◆ **Task to complete**: Print the material below exactly as it stands, please, from its first line to the line holding "plt.rcParams['font.family'] = ['Liberation", with no pictures.

◆ **Provided data**:
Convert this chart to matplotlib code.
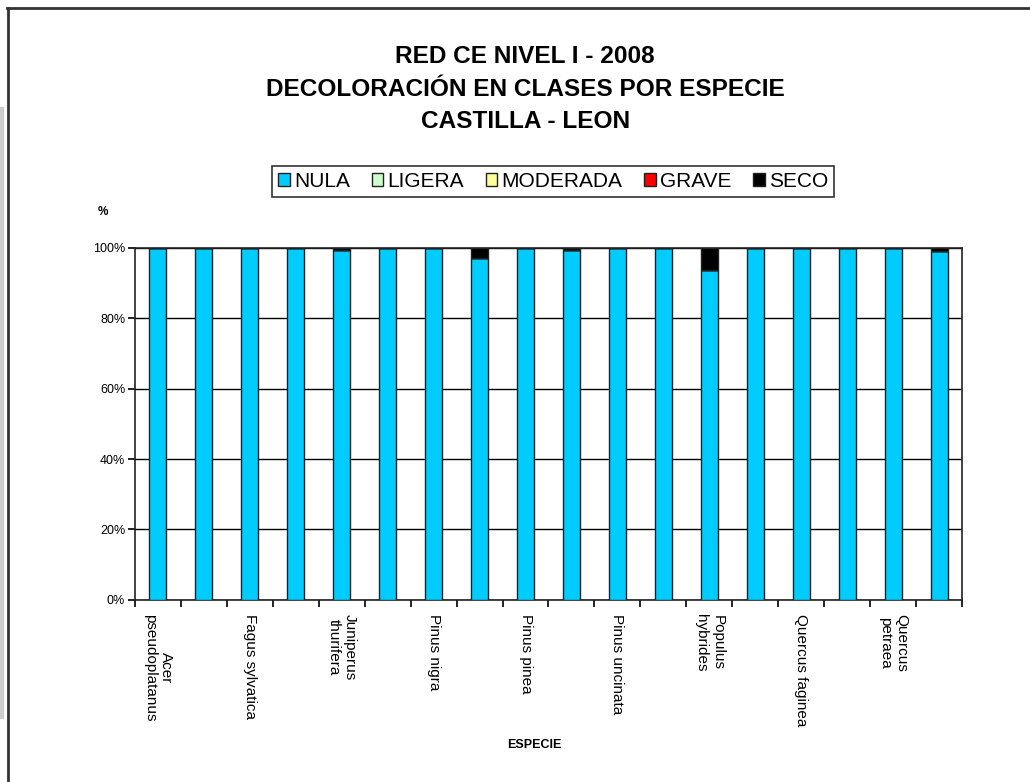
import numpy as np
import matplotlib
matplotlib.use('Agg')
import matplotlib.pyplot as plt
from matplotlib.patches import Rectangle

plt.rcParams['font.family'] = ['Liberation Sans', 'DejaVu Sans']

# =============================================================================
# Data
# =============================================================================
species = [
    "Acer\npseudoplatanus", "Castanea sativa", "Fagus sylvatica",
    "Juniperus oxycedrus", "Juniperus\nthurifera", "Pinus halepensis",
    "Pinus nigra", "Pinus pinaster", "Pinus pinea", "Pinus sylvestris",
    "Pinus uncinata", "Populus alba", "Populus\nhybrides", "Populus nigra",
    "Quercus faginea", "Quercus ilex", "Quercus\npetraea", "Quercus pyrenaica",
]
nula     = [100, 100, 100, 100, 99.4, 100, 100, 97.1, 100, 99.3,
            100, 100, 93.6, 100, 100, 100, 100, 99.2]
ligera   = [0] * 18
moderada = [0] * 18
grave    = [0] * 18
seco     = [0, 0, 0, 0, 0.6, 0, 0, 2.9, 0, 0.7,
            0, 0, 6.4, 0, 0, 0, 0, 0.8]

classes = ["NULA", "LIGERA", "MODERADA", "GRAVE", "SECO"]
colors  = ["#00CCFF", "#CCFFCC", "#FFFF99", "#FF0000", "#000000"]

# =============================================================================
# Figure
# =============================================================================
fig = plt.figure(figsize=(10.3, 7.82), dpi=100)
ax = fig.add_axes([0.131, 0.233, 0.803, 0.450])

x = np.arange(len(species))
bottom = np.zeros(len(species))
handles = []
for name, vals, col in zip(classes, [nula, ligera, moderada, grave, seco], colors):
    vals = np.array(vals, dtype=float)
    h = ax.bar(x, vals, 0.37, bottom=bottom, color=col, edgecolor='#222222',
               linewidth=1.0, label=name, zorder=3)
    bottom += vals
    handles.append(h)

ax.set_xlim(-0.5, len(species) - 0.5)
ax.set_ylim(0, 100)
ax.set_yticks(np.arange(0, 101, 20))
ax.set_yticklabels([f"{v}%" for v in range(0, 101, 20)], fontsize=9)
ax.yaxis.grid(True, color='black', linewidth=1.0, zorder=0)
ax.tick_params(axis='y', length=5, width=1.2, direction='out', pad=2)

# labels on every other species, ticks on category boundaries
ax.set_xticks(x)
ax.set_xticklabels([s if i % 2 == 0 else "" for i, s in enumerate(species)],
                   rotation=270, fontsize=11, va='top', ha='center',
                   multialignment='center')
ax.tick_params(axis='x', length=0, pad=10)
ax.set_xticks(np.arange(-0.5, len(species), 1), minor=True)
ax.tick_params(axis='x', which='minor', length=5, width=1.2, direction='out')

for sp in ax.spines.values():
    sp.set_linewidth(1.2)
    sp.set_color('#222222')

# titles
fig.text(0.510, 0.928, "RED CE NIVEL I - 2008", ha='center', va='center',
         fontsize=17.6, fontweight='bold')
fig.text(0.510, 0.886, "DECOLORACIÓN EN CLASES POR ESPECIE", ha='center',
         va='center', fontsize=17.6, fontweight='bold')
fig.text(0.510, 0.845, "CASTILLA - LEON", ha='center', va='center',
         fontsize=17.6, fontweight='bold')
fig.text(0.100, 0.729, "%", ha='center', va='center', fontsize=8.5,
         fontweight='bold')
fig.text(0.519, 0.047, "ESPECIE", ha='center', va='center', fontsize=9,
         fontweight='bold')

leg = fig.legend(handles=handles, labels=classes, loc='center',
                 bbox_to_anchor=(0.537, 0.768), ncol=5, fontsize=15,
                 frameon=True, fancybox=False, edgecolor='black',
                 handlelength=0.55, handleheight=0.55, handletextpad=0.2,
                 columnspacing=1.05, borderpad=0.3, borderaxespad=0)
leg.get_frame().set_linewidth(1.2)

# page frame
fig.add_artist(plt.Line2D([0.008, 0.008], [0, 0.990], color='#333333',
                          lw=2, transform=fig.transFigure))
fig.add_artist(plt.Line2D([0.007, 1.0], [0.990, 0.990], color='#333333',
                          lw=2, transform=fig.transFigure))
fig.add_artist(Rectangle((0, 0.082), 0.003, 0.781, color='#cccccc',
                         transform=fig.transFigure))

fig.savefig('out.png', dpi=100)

◆ **Exercise response**:
Convert this chart to matplotlib code.
import numpy as np
import matplotlib
matplotlib.use('Agg')
import matplotlib.pyplot as plt
from matplotlib.patches import Rectangle

plt.rcParams['font.family'] = ['Liberation Sans', 'DejaVu Sans']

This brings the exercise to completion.